The Longest Hour

By Chris Lydgate ’90

The hour has come. The candidate enters the room and takes her seat at the head of the table. The door clicks shut. The professors square up their chairs. Through the window, there’s a glimpse of spring in the lush green grass. Inside, the mood is friendly, but not relaxed. Because today is the day the candidate must defend her thesis.

For eight long months, she has devoted herself to this intellectual adventure. She spent countless hours with her adviser homing in on a topic. She scoured the existing literature to see what other researchers discovered. Formulated a hypothesis. Cooked up an experiment. Fine-tuned the design.

Five days a week, she rose at dawn to put her rats through their paces. She tinkered with their reinforcement schedules, observed their behavior, even scrubbed their cages. She analyzed the results, pondered the implications, plunged into the sea of variables like a pearl-diver, and swam back to the surface carrying a precious treasure—a conclusion.

Now she has to justify her choices to a board of examiners. Has she mastered the scientific literature? Does her experiment provide a real test of her hypothesis? Is the design sound? Do the results make sense, or has some unknown factor rendered them meaningless? Has she reached a valid conclusion? And perhaps most important, can she show why the question matters?

Over the last several years, I’ve had the privilege of observing several Reed students defend their theses (having infiltrated the proceedings under the guise of an “outside reader”). The topics have ranged from African famines to medieval French farces to the yellow fever epidemic of 1793. It’s not unusual for students to look a little stressed in the first few minutes (I snapped a pencil at my own oral exam back in 1990). After all, it can be kind of nervewracking to demonstrate your grasp of an entire field to the very professors who introduced you to the discipline.
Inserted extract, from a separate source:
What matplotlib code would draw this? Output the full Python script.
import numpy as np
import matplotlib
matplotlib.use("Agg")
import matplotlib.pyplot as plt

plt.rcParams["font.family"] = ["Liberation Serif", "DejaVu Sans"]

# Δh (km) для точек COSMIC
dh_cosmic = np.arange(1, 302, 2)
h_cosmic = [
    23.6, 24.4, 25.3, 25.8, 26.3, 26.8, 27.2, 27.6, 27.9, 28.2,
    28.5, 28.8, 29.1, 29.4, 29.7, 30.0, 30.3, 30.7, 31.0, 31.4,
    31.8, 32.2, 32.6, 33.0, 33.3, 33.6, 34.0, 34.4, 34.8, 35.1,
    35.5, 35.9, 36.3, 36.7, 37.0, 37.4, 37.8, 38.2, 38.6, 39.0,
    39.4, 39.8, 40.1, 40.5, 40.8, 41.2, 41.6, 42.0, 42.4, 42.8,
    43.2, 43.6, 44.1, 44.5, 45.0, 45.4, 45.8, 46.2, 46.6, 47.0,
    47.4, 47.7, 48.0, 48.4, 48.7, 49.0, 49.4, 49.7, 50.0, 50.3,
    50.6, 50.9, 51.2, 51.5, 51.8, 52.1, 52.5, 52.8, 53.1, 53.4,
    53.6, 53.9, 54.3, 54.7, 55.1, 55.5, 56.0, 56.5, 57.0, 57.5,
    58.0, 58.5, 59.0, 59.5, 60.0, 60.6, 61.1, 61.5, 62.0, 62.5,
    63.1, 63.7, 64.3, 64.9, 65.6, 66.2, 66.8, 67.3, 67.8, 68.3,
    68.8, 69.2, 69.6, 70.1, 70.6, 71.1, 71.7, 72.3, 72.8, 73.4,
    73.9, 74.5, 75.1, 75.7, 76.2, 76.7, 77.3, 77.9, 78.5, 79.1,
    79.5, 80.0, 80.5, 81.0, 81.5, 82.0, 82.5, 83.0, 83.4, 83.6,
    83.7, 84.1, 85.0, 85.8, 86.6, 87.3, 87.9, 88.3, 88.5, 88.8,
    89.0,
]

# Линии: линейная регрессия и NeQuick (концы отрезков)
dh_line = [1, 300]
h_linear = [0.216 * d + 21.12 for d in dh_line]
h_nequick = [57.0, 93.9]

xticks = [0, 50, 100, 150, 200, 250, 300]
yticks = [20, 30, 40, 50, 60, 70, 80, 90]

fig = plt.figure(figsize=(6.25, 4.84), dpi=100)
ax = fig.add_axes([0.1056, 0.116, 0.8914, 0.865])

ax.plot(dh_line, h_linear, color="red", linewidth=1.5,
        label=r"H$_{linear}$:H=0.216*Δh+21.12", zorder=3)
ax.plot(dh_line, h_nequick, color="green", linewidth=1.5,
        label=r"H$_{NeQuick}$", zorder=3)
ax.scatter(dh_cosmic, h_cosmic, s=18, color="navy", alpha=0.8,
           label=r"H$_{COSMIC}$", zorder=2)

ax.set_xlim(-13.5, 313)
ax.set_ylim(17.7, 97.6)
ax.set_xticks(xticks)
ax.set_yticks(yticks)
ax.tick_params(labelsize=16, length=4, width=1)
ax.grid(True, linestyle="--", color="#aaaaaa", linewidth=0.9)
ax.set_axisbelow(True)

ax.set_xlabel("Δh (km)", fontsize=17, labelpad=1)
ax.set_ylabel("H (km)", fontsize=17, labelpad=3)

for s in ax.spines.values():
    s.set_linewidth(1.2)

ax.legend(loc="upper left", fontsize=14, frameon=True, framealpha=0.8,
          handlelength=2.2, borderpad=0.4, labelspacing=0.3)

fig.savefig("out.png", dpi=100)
Today’s exam opens simply enough, with questions about experimental design and the relevance of animal models in understanding human behavior. But soon we are in deeper waters—agency, racism, solitary confinement. Does psychological theory operate from the top down, or from the bottom up? 

And then something magical happens. We are no longer interrogators grilling a student. We are all fellow explorers, comrades of the quest, confronting fundamental issues, and learning from each other.

Time runs short and we ask the candidate to wait outside, but there is no doubt; our decision is unanimous. We invite her back and offer our congratulations. The exam is over, but the journey is just beginning.